Minus is extraordinarily tortured, I say. He smiles: “I was in a very emotional place.” Perhaps it’s something we have in common, I say – we have both struggled with our mental health. “Yeah. You get …” He has another go. “You learn how to deal with that stuff. You get more experience with dealing with wonky times.” When was the first time he became aware of the wonkiness? “Well, I definitely … I don’t know. Yeah. D’you want some more coffee?”

Does he find this too personal to talk about? “No, but I’m not sure it’s that productive.” Is he in a good space now? “Yeah! Very!” He makes more coffee and we change the subject.

Unutterably beautiful … listen to the score for The World to Come.

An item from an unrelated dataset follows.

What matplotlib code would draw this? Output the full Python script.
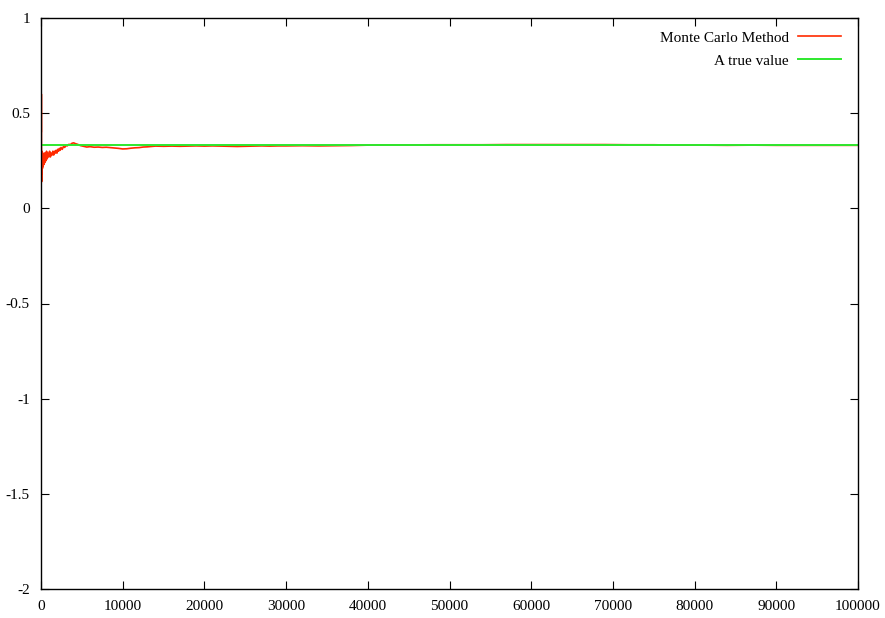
import matplotlib
matplotlib.use('Agg')
import matplotlib.pyplot as plt
import matplotlib.ticker as mticker

# running Monte Carlo estimate
mc_n = [1, 15, 30, 45, 60, 80, 100, 125, 150, 180, 210, 250, 300, 350, 400,
        460, 520, 600, 680, 760, 850, 950, 1050, 1150, 1250, 1350, 1450,
        1550, 1650, 1750, 1850, 1950, 2050, 2150, 2250, 2350, 2450, 2600,
        2750, 2900, 3050, 3200, 3400, 3600, 3800, 4000, 4200, 4500, 4800,
        5200, 5600, 6000, 6500, 7000, 7500, 8000, 8500, 9000, 9500, 10000,
        10500, 11000, 11500, 12000, 12500, 13000, 13500, 14000, 15000, 16000,
        17000, 18000, 19000, 20000, 21000, 22000, 23000, 24000, 25000, 26000,
        27000, 28000, 29000, 30000, 32000, 34000, 36000, 38000, 40000, 42000,
        45000, 48000, 51000, 54000, 57000, 60000, 63000, 66000, 69000, 72000,
        75000, 78000, 81000, 84000, 87000, 90000, 93000, 96000, 100000]
mc_est = [0.50, 0.70, 0.40, 0.60, 0.22, 0.14, 0.30, 0.18, 0.26, 0.21, 0.29,
          0.22, 0.28, 0.23, 0.29, 0.24, 0.29, 0.25, 0.30, 0.26, 0.29, 0.27,
          0.30, 0.27, 0.29, 0.28, 0.30, 0.28, 0.30, 0.29, 0.305, 0.29, 0.31,
          0.30, 0.315, 0.305, 0.32, 0.31, 0.325, 0.32, 0.33, 0.328, 0.336,
          0.335, 0.342, 0.344, 0.34, 0.336, 0.33, 0.326, 0.322, 0.324, 0.321,
          0.322, 0.32, 0.321, 0.319, 0.317, 0.315, 0.312, 0.313, 0.316, 0.318,
          0.319, 0.322, 0.323, 0.325, 0.327, 0.326, 0.327, 0.326, 0.327, 0.328,
          0.327, 0.328, 0.327, 0.326, 0.325, 0.326, 0.327, 0.328, 0.327, 0.328,
          0.328, 0.329, 0.328, 0.329, 0.33, 0.332, 0.333, 0.333, 0.334, 0.334,
          0.334, 0.335, 0.335, 0.335, 0.335, 0.335, 0.334, 0.334, 0.332, 0.332,
          0.331, 0.332, 0.331, 0.331, 0.331, 0.331]

true_n = [0, 100000]
true_value = 1.0 / 3.0

x_ticks = list(range(0, 100001, 10000))
y_ticks = [-2, -1.5, -1, -0.5, 0, 0.5, 1]

plt.rcParams['font.family'] = ['Liberation Serif', 'DejaVu Serif']

fig = plt.figure(figsize=(8.85, 6.18), dpi=100)
ax = fig.add_axes([41 / 885, 1 - 589 / 618, 817 / 885, 571 / 618])

ax.plot(mc_n, mc_est, color='#ff2a00', linewidth=1.2, label='Monte Carlo Method')
ax.plot(true_n, [true_value] * len(true_n), color='#2ee82e', linewidth=1.4,
        label='A true value')

ax.set_xlim(0, 100000)
ax.set_ylim(-2, 1)
ax.set_xticks(x_ticks)
ax.set_yticks(y_ticks)
ax.xaxis.set_major_formatter(mticker.FuncFormatter(lambda v, p: f'{int(v)}'))
ax.yaxis.set_major_formatter(mticker.FuncFormatter(lambda v, p: f'{v:g}'))
ax.tick_params(direction='in', length=6, width=0.8, top=True, right=True,
               labelsize=11, pad=8, color='black')
for s in ax.spines.values():
    s.set_linewidth(1.0)

ax.legend(loc='upper right', frameon=False, markerfirst=False, fontsize=11,
          handlelength=2.8, handletextpad=0.6, labelspacing=0.6,
          borderpad=0, borderaxespad=0,
          bbox_to_anchor=(1 - 17 / 817, 1 - 13 / 571))

fig.savefig('out.png', dpi=100)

Even the self-flagellating Blumberg admits he is proud of Minus and all that has followed. This is where his career really begins, he says – he was too young to understand himself when he started out. The quietly ecstatic score for The World to Come features an unutterably beautiful title song, co-written and sung by Josephine Foster. If Richard Strauss were around today, you could imagine him writing it.

A couple of years ago, Blumberg was diagnosed with an intestinal disease that leaves him with chronic pain and fatigue. Gut, another deeply personal album, from 2023, chronicles his experience with the condition. Again, exquisite harmonies are juxtaposed with the unlovely – retching, burping, gurgling.

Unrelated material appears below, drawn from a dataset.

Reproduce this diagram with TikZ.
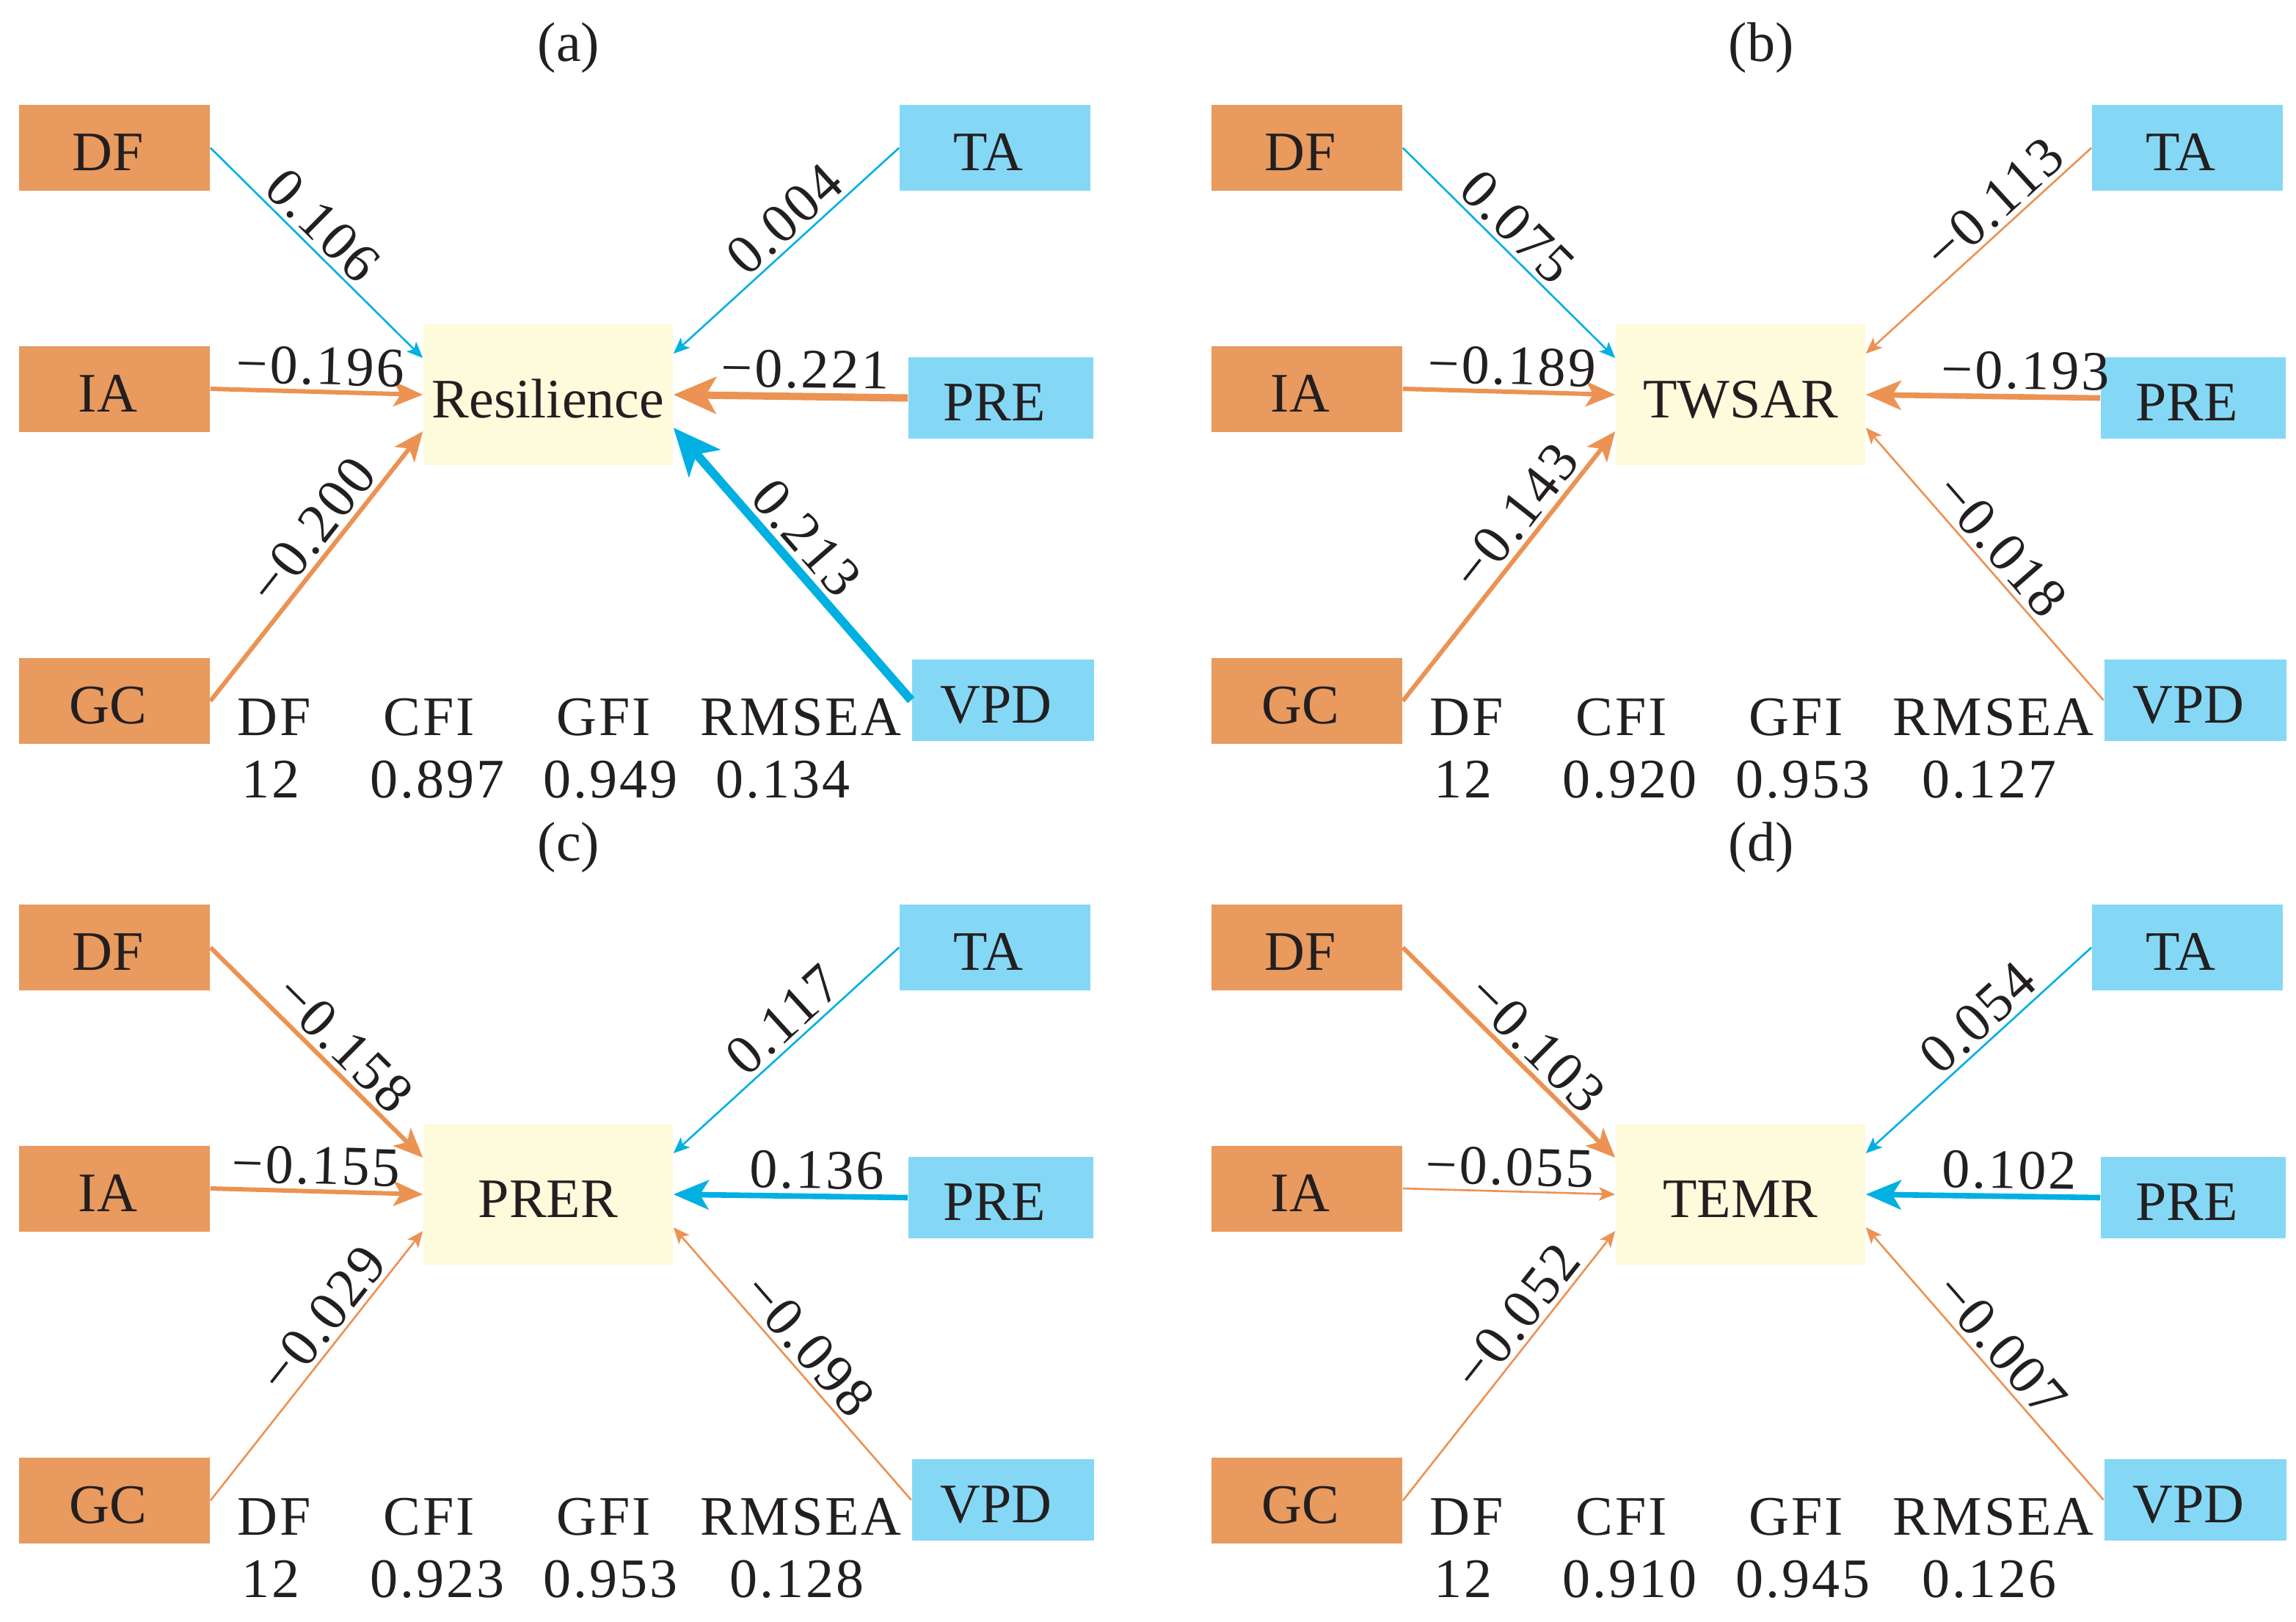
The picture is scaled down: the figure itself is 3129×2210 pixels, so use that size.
\documentclass[tikz,border=0pt]{standalone}
\usepackage{fontspec}
\setmainfont{Liberation Serif}
\newfontfamily\numf{Liberation Serif}[LetterSpace=4]
\usetikzlibrary{arrows.meta}
\definecolor{boxor}{RGB}{233,154,94}
\definecolor{boxbl}{RGB}{133,216,245}
\definecolor{boxye}{RGB}{254,251,220}
\definecolor{arbl}{RGB}{0,176,226}
\definecolor{aror}{RGB}{236,146,82}
\definecolor{txt}{RGB}{35,31,32}

\newcommand\mkpanel[3]{%
  \node[ttl] (#1-t) at (775,65) {#2};
  \node[obox] (#1-DF) at (156,201.5) {DF};
  \node[obox] (#1-IA) at (156,530) {IA};
  \node[obox] (#1-GC) at (156,955.5) {GC};
  \node[bbox, minimum width=65pt, minimum height=29.25pt] (#1-TA) at (1356,201.5) {TA};
  \node[bbox, minimum width=63pt, minimum height=27.75pt] (#1-PRE) at (1364,542.5) {PRE};
  \node[bbox, minimum width=62pt, minimum height=27.75pt] (#1-VPD) at (1366.5,954.5) {VPD};
  \node[cbox] (#1-C) at (747,538) {#3};
}
\newcommand\mkstats[5]{%
  \node[st] (#1-sh1) at (323,1002) {DF};
  \node[st] (#1-sh2) at (522,1002) {CFI};
  \node[st] (#1-sh3) at (758,1002) {GFI};
  \node[st] (#1-sh4) at (954,1002) {RMSEA};
  \node[st] (#1-sv1) at (329,1087) {12};
  \node[st] (#1-sv2) at (504,1087) {#2};
  \node[st] (#1-sv3) at (740,1087) {#3};
  \node[st] (#1-sv4) at (#5,1087) {#4};
}

\begin{document}
\begin{tikzpicture}[x=0.25pt,y=-0.25pt,
  every node/.style={text=txt, font=\fontsize{19}{22}\selectfont},
  bx/.style={inner sep=0pt, text height=15.5pt, text depth=0pt},
  sidebox/.style={bx, execute at begin node={\hspace*{-4.5pt}}},
  obox/.style={sidebox, fill=boxor, minimum width=65pt, minimum height=29.25pt},
  bbox/.style={sidebox, fill=boxbl},
  cbox/.style={bx, fill=boxye, minimum width=85pt, minimum height=48pt},
  ttl/.style={inner sep=0pt},
  st/.style={anchor=base west, inner sep=0pt, font=\fontsize{19}{22}\selectfont\numf},
  lbl/.style={font=\fontsize{19}{22}\selectfont\numf, inner sep=1.5pt, sloped, above},
  aw1/.style={line width=0.65pt, -{Stealth[length=5.5pt,width=4.6pt,inset=1.3pt]}},
  aw2/.style={line width=1.5pt, -{Stealth[length=10pt,width=8.5pt,inset=2.5pt]}},
  aw3/.style={line width=1.9pt, -{Stealth[length=12pt,width=10pt,inset=3pt]}},
  aw4/.style={line width=2.5pt, -{Stealth[length=14.5pt,width=12.5pt,inset=3.5pt]}},
  aw5/.style={line width=3pt, -{Stealth[length=16pt,width=14pt,inset=4pt]}},
  co/.style={draw=aror, fill=aror},
  cb/.style={draw=arbl, fill=arbl},
]
\fill[white] (0,0) rectangle (3129,2210);
\useasboundingbox (0,0) rectangle (3129,2210);

% ---------- (a)
\begin{scope}
\mkpanel{a}{(a)}{Resilience}
\mkstats{a}{0.897}{0.949}{0.134}{975}
\draw[aw1,cb] (a-DF.east) -- node[lbl,pos=.45]{0.106} ([yshift=12.5pt]a-C.west);
\draw[aw2,co] (a-IA.east) -- node[lbl,pos=.515]{−0.196} (a-C.west);
\draw[aw2,co] (a-GC.east) -- node[lbl,pos=.573]{−0.200} ([yshift=-12.5pt]a-C.west);
\draw[aw1,cb] (a-TA.west) -- node[lbl,pos=.434]{0.004} ([yshift=14pt]a-C.east);
\draw[aw4,co] (a-PRE.west) -- node[lbl,pos=.44]{−0.221} (a-C.east);
\draw[aw5,cb] (a-VPD.west) -- node[lbl,pos=.529]{0.213} ([yshift=-11.25pt]a-C.east);
\end{scope}

% ---------- (b)
\begin{scope}[shift={(1625,0)}]
\mkpanel{b}{(b)}{TWSAR}
\mkstats{b}{0.920}{0.953}{0.127}{994}
\draw[aw1,cb] (b-DF.east) -- node[lbl,pos=.46]{0.075} ([yshift=12.5pt]b-C.west);
\draw[aw2,co] (b-IA.east) -- node[lbl,pos=.51]{−0.189} (b-C.west);
\draw[aw2,co] (b-GC.east) -- node[lbl,pos=.624]{−0.143} ([yshift=-12.5pt]b-C.west);
\draw[aw1,co] (b-TA.west) -- node[lbl,pos=.36]{−0.113} ([yshift=14pt]b-C.east);
\draw[aw3,co] (b-PRE.west) -- node[lbl,pos=.32]{−0.193} (b-C.east);
\draw[aw1,co] (b-VPD.west) -- node[lbl,pos=.51]{−0.018} ([yshift=-11.25pt]b-C.east);
\end{scope}

% ---------- (c)
\begin{scope}[shift={(0,1090)}]
\mkpanel{c}{(c)}{PRER}
\mkstats{c}{0.923}{0.953}{0.128}{994}
\draw[aw2,co] (c-DF.east) -- node[lbl,pos=.545]{−0.158} ([yshift=12.5pt]c-C.west);
\draw[aw2,co] (c-IA.east) -- node[lbl,pos=.495]{−0.155} (c-C.west);
\draw[aw1,co] (c-GC.east) -- node[lbl,pos=.617]{−0.029} ([yshift=-12.5pt]c-C.west);
\draw[aw1,cb] (c-TA.west) -- node[lbl,pos=.44]{0.117} ([yshift=14pt]c-C.east);
\draw[aw3,cb] (c-PRE.west) -- node[lbl,pos=.39]{0.136} (c-C.east);
\draw[aw1,co] (c-VPD.west) -- node[lbl,pos=.51]{−0.098} ([yshift=-11.25pt]c-C.east);
\end{scope}

% ---------- (d)
\begin{scope}[shift={(1625,1090)}]
\mkpanel{d}{(d)}{TEMR}
\mkstats{d}{0.910}{0.945}{0.126}{994}
\draw[aw2,co] (d-DF.east) -- node[lbl,pos=.545]{−0.103} ([yshift=12.5pt]d-C.west);
\draw[aw1,co] (d-IA.east) -- node[lbl,pos=.50]{−0.055} (d-C.west);
\draw[aw1,co] (d-GC.east) -- node[lbl,pos=.625]{−0.052} ([yshift=-12.5pt]d-C.west);
\draw[aw1,cb] (d-TA.west) -- node[lbl,pos=.43]{0.054} ([yshift=14pt]d-C.east);
\draw[aw3,cb] (d-PRE.west) -- node[lbl,pos=.39]{0.102} (d-C.east);
\draw[aw1,co] (d-VPD.west) -- node[lbl,pos=.51]{−0.007} ([yshift=-11.25pt]d-C.east);
\end{scope}
\end{tikzpicture}
\end{document}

The score for The Brutalist is as epic as it is intimate. It mirrors perfectly the arc of the narrative – about a Hungarian concentration camp survivor and groundbreaking architect (played by Adrien Brody, who won the Oscar for best actor) trying to establish a new life in the US after the war – from the shrieking sax and industrial percussion reflecting the epic landscape and debauched nights out to tender piano pieces telling the love story. While film scores are normally written after movies have been shot, Blumberg was on set throughout, composing in real time.

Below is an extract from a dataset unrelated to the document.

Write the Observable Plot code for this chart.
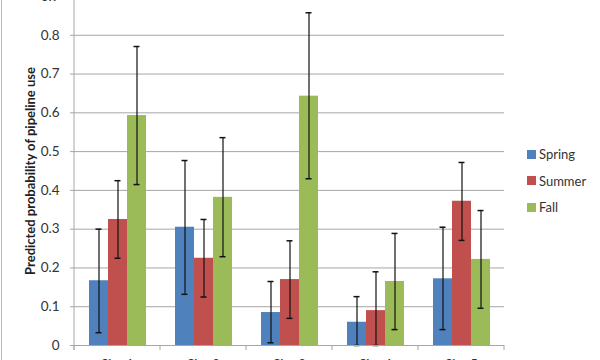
<!DOCTYPE html>
<html>
<head>
<meta charset="utf-8">
<script src="https://cdn.jsdelivr.net/npm/d3@7"></script>
<script src="https://cdn.jsdelivr.net/npm/@observablehq/plot@0.6"></script>
<style>
  html, body { margin: 0; padding: 0; background: #fff; }
  #wrap { position: relative; width: 600px; height: 360px; overflow: hidden; background: #fff; font-family: Lato, "Open Sans", sans-serif; }
  #chart { position: absolute; left: 0; top: -14px; }
  #border { position: absolute; left: 1px; top: 0; width: 1px; height: 360px; background: #bdbdbd; }
  #legend { position: absolute; left: 527px; top: 146px; display: flex; flex-direction: column; gap: 10.5px; font-size: 13px; color: #333; }
  .item { display: flex; align-items: center; height: 16px; }
  .sw { width: 9px; height: 9px; margin-right: 3px; }
</style>
</head>
<body>
<div id="wrap">
  <div id="chart"></div>
  <div id="border"></div>
  <div id="legend"></div>
</div>
<script>
const categories = ["Site 1", "Site 2", "Site 3", "Site 4", "Site 5"];
const seasons = ["Spring", "Summer", "Fall"];
const colors = ["#4F81BD", "#C0504D", "#9BBB59"];

const springValue = [0.167, 0.305, 0.085, 0.060, 0.172];
const springLow   = [0.033, 0.132, 0.007, 0.000, 0.041];
const springHigh  = [0.300, 0.477, 0.165, 0.126, 0.305];

const summerValue = [0.325, 0.225, 0.170, 0.090, 0.372];
const summerLow   = [0.225, 0.125, 0.070, 0.000, 0.271];
const summerHigh  = [0.425, 0.325, 0.270, 0.190, 0.472];

const fallValue = [0.593, 0.382, 0.643, 0.165, 0.222];
const fallLow   = [0.415, 0.229, 0.430, 0.041, 0.096];
const fallHigh  = [0.771, 0.536, 0.858, 0.289, 0.348];

const yTicks = [0, 0.1, 0.2, 0.3, 0.4, 0.5, 0.6, 0.7, 0.8, 0.9];

const values = [springValue, summerValue, fallValue];
const lows = [springLow, summerLow, fallLow];
const highs = [springHigh, summerHigh, fallHigh];

const rows = categories.flatMap((c, i) => seasons.map((s, j) => ({
  category: c, season: s, value: values[j][i], lo: lows[j][i], hi: highs[j][i]
})));

const fmt = d => d === 0 ? "0" : d.toFixed(1);

const plot = Plot.plot({
  width: 510,
  height: 389,
  marginLeft: 73,
  marginRight: 6,
  marginTop: 10,
  marginBottom: 30,
  style: { fontFamily: "Lato, 'Open Sans', sans-serif", fontSize: "13px", color: "#333", background: "transparent" },
  fx: { domain: categories, padding: 0, label: null, axis: null },
  x: { domain: seasons, paddingInner: 0, paddingOuter: 0.763, axis: null },
  y: { domain: [0, 0.9], axis: null },
  color: { domain: seasons, range: colors },
  marks: [
    Plot.gridY(yTicks, { stroke: "#a6a6a6", strokeOpacity: 1 }),
    Plot.axisY(yTicks, {
      anchor: "left", tickSize: 4, tickPadding: 11, tickFormat: fmt,
      stroke: "#a6a6a6", fill: "#333", fontSize: 13.5,
      label: "Predicted probability of pipeline use", labelAnchor: "center", labelOffset: 49, labelArrow: "none"
    }),
    Plot.axisFx({ anchor: "bottom", tickSize: 0, tickPadding: 14, fontSize: 13, fill: "#333", label: null }),
    Plot.barY(rows, { fx: "category", x: "season", y: "value", fill: "season" }),
    Plot.ruleX(rows, { fx: "category", x: "season", y1: "lo", y2: "hi", stroke: "#111", strokeWidth: 1.2 }),
    Plot.tickY(rows, { fx: "category", x: "season", y: "lo", insetLeft: 6.5, insetRight: 6.5, stroke: "#111", strokeWidth: 1.5 }),
    Plot.tickY(rows, { fx: "category", x: "season", y: "hi", insetLeft: 6.5, insetRight: 6.5, stroke: "#111", strokeWidth: 1.5 }),
    Plot.ruleY([0], { stroke: "#a6a6a6" })
  ]
});

document.getElementById("chart").appendChild(plot);

// style y axis label
const svg = d3.select(plot);
svg.selectAll("[aria-label='y-axis label'] text")
  .attr("font-weight", "bold").attr("font-size", 13).attr("fill", "#222");

// axis line and group-boundary ticks from the library's scales
const fx = plot.scale("fx");
const y = plot.scale("y");
const bw = fx.bandwidth;
const edges = categories.map(c => fx.apply(c)).concat([fx.apply(categories[categories.length - 1]) + bw]);
const y0 = y.apply(0), yTop = y.apply(0.9);
const g = svg.append("g").attr("stroke", "#a6a6a6");
g.append("line").attr("x1", edges[0]).attr("x2", edges[0]).attr("y1", yTop).attr("y2", y0 + 5);
edges.forEach(e => g.append("line").attr("x1", e).attr("x2", e).attr("y1", y0).attr("y2", y0 + 5));

// legend
const legend = d3.select("#legend");
seasons.forEach((s, i) => {
  const it = legend.append("div").attr("class", "item");
  it.append("div").attr("class", "sw").style("background", colors[i]);
  it.append("span").text(s);
});
</script>
</body>
</html>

The score was as much curated as written. Blumberg travelled the world recording hand-picked musicians – the trumpeter Axel Dörner in Berlin, the pianist Sophie Agnel in Paris, the multi-instrumentalist Simon Sieger in Budapest, Erasure’s Vince Clarke in New York, the saxophonist Evan Parker and the pianist John Tilbury in Kent. Tilbury, 89, plays accompanied by falling rain. That would have been a distraction for many composers, but Blumberg saw it as an asset. He even miked up Tilbury, so you could hear him breathing and writing notes on his stave. As the film is about the act of creation, so is the music.

I ask Blumberg if he enjoyed all the Oscar razzmatazz. Daft question, really. He laughs and tells me of the five times The Brutalist team had to visit LA in the awards season. “The film company had booked all these Q&As for me and after the first one they said I was so shit at them I shouldn’t do any more. They said it in a passive way: ‘Is Daniel too tired to do the Q&A tomorrow?’ And I was like: ‘I think I’m going to sleep tonight, so I’ll be fine.’” At that point, they just came straight out with it. “They said my body language was really bad and it looked like I didn’t want to be there.”

He tells me how big names in the industry came up to him and punched him on the shoulder by way of congratulation after his win. He had to be told they were big names. By the end of the evening, he felt thoroughly battered. Then there was the advice. People told him that now he had won an Oscar he should do a big-budget Hollywood movie and rake it in. He was horrified.

It was a great experience, but he was relieved to return to Hackney, stick the Oscar on the shelf and get back to work. He is now composing a score for Fastvold’s next film. On his first night back, he turned up at Cafe Oto. It was packed with friends, fellow musicians, people with a sense of common purpose. After the “madness of Hollywood”, he says, it was heaven.